We began with lunch from Midway Steak House in the center of the Seaside Heights Boardwalk. For a good part of my 72 years I have been enjoying the incredible Italian Sausage and Pepper sandwiches from Midway. Last year my sons-in-law had me try their cheese steak. I was hooked after the first bite. This was as close to Pat’s Cheese Steaks in Philly as I have ever had. I opted for the Cheese Steak this year (I'm saving the sausage and peppers for my next trip). Like Pat’s, it is a thinly sliced fresh rib-eye steak (not the paper thin frozen kind), loaded with peppers & onions and smothered with melted cheese sauce. An ice cold Becks Beer complemented the sandwich to perfection.
For my birthday dinner we went to Charlie’s of Bay Head, the latest addition to the dinning scene in the Point Pleasant to Seaside Heights corridor. I would categorize Charlie’s as a casual American Bistro with good food, courteous service and a better than average wine list. Located on Twilight Lake, the space is large and handsome and a couple of earlier in the year visits did not disappoint. After perusing their wine list on line, I called the restaurant the day before and spoke to General Manager Mark Bernard regarding my selection. I requested a couple of bottles of 2010 Roagna Paje Barbaresco to be opened and decanted 3 hours prior to our arrival. Mark graciously complied.
The name Pajé is derived from the local dialect, which historically were used to name each parcel of land. Pajé is one of the historic vineyards of the village of Barbaresco and it located in the center of the area planted to vines. It is particularly rich in calcareous marl soil with a high content of active limestone. The vineyard covers a total of 1.83 Ha (4.52 Acres) with unique soil and microclimate. Pajé is a small strip of land facing South West.
The vines for this wine are between 25 and 50 years of age and today the average ages of the vines is over forty years old. The roots are sourced by used the massage wood system by using only clippings that we have pruned from the Paje vineyard.
The harvest takes place in October by hand usually in the morning once the fruit has reached perfect ripeness. Before being made into wine we manually select each berry in order to have perfect fruit.
Fermentation takes place exclusively in large wood casks thanks to a pied de cuve created from indigenous yeasts. This lasts for ten days and then the ancient technique of maceration is used by splinting the submerged cap process which lasts for at least two months, (60 – 70 days).
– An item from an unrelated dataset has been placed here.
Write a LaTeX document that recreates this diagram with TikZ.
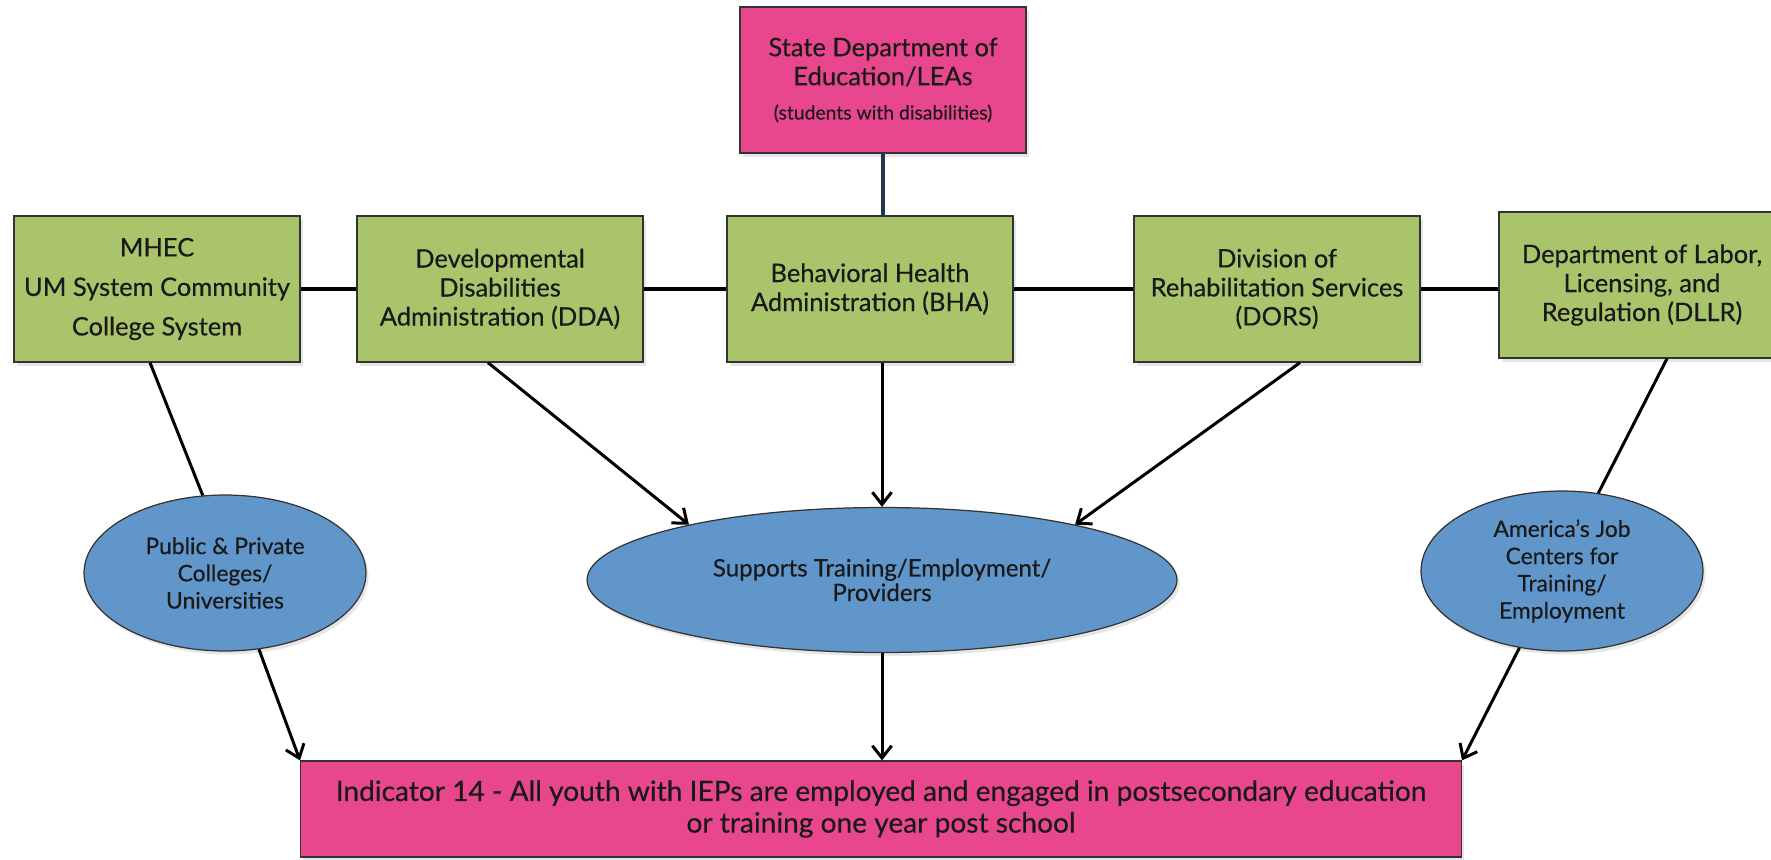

The wine is then aged in a neutral oak barrel for approximately 5 years. The production of bottles is limited to less than ten thousand bottles per vintage and each bottle is numbered on the label.
While the 2010 vintage in Barbaresco does not reach the heights of 2010 in Barolo, this wine made by Luca Roagna was wonderful. The 3 hour decant allowed the wine to open and it drank beautifully from the first sip. While still young, the wine was round and delicious, displaying a gorgeous earthy bouquet with a complex and velvety palate and a lengthy and elegant finish. While the 2010 Barolos will require a lot of patience, this is ready now with a few hours of air time. $90 Wine-Searcher.
For the white wine, I selected a couple of bottles of 2015 Francois Chidaine Vouvray Sec Les Argiles. Made from 100% Chenin Blanc, the initial sip was a bit acidic, but after 30 minutes in the glass, the pedigree of the wine emerged. Nice balance and complexity with a clean crisp finish. A couple of years of patience will be justly rewarded. $30. Wine-Searcher. In my opinion, Francois Chidaine is one of the top producers of reasonably priced Chenin Blanc from Vouvray and Montlouis in the Loire region of France.
It was a great day, and to reiterate my earlier comment, I am grateful and blessed to have been able to celebrate it with my family.